Collected data
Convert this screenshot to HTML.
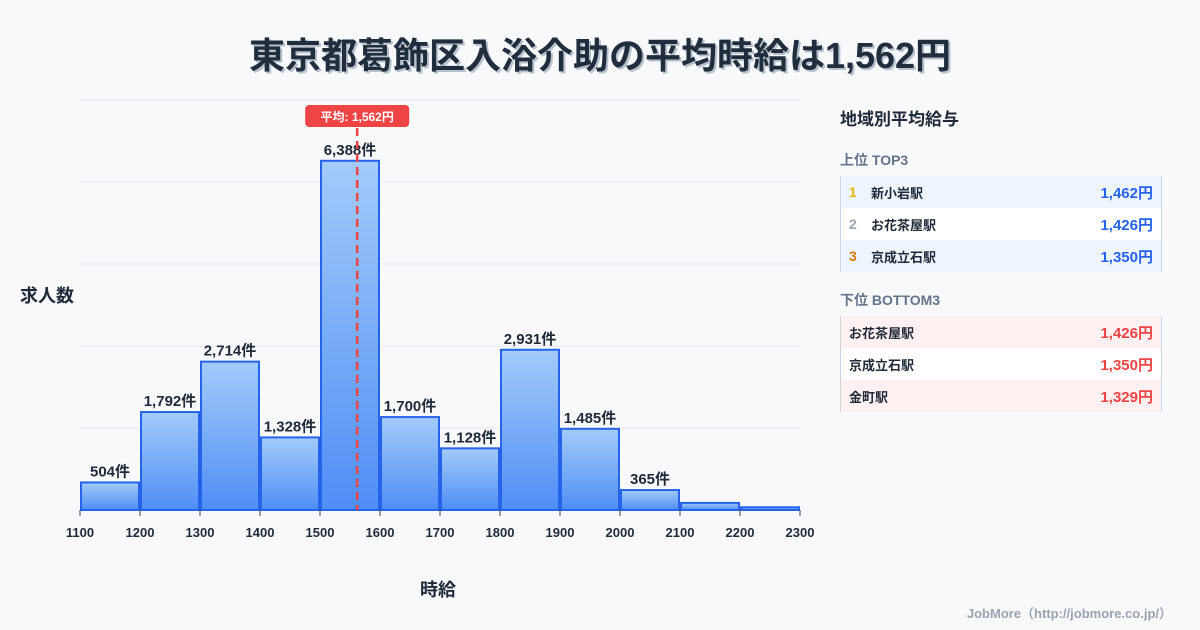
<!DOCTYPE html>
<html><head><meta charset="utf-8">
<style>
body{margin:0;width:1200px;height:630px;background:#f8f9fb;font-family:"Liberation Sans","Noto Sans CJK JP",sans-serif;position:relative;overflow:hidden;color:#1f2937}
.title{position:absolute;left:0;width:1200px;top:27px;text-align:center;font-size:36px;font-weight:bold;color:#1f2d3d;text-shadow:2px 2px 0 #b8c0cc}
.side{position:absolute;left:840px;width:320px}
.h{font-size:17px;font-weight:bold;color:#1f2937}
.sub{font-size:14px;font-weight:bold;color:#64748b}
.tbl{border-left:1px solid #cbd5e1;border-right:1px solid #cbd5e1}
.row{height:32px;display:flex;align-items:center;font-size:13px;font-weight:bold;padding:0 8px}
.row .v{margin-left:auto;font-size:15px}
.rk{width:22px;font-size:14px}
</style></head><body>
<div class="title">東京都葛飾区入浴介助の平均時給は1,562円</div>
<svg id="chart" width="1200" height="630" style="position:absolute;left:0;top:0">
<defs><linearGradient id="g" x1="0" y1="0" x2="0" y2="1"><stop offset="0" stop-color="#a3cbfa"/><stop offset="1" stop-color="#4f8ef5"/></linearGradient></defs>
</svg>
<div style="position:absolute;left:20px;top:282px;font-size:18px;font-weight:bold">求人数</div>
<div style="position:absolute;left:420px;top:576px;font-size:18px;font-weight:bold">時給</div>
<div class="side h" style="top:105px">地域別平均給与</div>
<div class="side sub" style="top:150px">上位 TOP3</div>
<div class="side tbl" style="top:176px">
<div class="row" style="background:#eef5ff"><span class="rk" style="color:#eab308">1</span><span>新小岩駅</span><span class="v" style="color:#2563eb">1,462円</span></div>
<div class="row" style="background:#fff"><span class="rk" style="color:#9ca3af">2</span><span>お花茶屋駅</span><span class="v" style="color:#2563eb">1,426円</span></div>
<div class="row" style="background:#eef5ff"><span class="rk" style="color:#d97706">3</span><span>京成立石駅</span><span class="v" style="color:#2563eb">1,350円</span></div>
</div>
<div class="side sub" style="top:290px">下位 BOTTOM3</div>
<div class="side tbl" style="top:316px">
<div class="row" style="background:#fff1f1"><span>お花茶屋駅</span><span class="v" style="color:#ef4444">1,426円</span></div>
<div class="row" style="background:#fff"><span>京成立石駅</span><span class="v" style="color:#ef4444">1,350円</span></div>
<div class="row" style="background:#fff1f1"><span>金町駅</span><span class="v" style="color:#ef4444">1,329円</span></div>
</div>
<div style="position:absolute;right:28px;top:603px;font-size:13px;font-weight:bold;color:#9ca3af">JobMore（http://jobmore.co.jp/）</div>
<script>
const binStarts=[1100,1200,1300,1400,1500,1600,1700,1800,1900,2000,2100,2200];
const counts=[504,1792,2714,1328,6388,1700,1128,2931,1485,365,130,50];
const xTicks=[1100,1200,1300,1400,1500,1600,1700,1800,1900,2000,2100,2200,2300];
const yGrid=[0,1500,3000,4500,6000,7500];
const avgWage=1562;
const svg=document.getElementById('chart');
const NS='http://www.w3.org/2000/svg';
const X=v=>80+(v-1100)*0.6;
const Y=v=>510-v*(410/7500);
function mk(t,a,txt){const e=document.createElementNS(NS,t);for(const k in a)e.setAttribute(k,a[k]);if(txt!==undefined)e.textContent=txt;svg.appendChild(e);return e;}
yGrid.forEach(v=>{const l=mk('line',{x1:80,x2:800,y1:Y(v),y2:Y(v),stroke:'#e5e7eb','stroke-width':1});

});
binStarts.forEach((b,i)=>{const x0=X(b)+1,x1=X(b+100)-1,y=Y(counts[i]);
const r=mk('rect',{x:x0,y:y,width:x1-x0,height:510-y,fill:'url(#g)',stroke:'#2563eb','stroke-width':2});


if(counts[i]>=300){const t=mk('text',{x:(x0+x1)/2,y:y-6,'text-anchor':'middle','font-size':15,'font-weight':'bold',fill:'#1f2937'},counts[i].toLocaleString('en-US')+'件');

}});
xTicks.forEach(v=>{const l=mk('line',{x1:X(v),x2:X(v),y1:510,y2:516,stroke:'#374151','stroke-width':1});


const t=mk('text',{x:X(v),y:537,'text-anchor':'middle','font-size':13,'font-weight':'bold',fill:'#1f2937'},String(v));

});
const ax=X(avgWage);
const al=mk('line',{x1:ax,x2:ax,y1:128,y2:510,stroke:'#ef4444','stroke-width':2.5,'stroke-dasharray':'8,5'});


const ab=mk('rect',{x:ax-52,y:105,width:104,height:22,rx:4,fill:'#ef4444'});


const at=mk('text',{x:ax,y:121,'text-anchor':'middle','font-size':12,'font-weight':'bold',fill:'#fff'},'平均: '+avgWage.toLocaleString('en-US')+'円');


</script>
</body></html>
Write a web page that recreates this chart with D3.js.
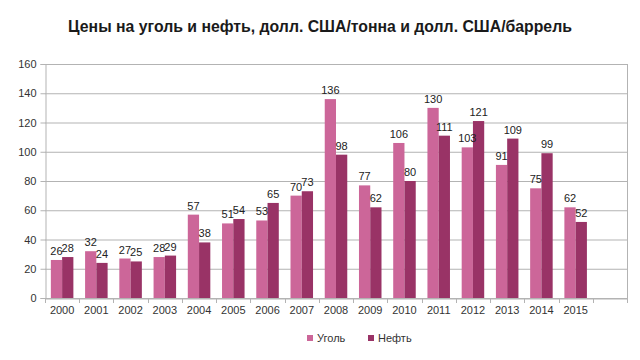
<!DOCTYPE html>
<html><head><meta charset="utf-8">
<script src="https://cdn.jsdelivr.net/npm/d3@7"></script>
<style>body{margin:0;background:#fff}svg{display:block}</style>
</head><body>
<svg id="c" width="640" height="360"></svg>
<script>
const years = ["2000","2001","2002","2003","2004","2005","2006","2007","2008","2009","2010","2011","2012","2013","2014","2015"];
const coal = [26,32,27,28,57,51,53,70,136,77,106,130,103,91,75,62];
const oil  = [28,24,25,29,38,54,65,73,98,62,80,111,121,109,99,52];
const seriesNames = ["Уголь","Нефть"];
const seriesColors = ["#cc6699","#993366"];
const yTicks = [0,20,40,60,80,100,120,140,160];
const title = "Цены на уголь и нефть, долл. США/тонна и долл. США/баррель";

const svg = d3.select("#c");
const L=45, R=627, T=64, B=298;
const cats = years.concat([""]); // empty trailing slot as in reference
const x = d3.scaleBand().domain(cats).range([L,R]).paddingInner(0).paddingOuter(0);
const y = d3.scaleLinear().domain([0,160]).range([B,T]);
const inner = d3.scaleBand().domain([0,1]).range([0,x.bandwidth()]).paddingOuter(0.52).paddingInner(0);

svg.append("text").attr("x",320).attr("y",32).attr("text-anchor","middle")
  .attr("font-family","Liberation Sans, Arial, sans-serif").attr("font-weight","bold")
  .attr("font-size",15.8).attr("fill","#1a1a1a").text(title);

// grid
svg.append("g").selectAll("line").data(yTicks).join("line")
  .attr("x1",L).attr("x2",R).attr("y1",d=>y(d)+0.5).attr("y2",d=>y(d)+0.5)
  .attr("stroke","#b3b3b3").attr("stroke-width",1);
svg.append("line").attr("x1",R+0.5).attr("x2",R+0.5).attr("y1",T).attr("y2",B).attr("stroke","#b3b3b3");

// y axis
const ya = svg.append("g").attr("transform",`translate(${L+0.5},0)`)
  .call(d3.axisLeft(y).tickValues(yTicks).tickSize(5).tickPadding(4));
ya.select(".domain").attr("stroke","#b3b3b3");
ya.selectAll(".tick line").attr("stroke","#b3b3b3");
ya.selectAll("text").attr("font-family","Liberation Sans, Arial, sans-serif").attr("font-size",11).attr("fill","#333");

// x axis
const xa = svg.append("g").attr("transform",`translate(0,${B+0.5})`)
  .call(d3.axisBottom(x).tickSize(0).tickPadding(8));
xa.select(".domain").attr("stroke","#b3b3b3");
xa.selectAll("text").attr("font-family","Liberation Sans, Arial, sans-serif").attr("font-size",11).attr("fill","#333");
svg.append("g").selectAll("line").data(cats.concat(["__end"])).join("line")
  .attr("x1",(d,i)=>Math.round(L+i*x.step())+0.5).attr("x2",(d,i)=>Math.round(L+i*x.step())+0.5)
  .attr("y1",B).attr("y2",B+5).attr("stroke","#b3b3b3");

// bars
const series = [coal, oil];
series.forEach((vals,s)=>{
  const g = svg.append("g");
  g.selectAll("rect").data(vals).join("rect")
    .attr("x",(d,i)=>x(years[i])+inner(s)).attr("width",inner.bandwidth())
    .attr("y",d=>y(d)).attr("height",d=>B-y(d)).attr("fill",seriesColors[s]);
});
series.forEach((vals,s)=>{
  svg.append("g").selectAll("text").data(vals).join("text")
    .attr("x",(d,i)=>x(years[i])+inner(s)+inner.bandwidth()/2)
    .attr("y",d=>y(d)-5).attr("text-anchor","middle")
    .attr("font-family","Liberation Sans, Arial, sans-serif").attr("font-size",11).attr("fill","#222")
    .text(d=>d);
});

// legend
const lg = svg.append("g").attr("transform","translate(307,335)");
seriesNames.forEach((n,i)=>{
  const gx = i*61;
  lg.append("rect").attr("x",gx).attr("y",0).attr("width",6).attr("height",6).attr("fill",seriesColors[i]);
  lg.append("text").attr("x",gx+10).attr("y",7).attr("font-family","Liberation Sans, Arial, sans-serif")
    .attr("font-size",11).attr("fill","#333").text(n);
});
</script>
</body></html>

**Task to complete**
Collect the lines of the data that carry the word "chart".

**Output for this exercise**
<svg id="chart" width="1200" height="630" style="position:absolute;left:0;top:0">
const svg=document.getElementById('chart');
Write a web page that recreates this chart with D3.js.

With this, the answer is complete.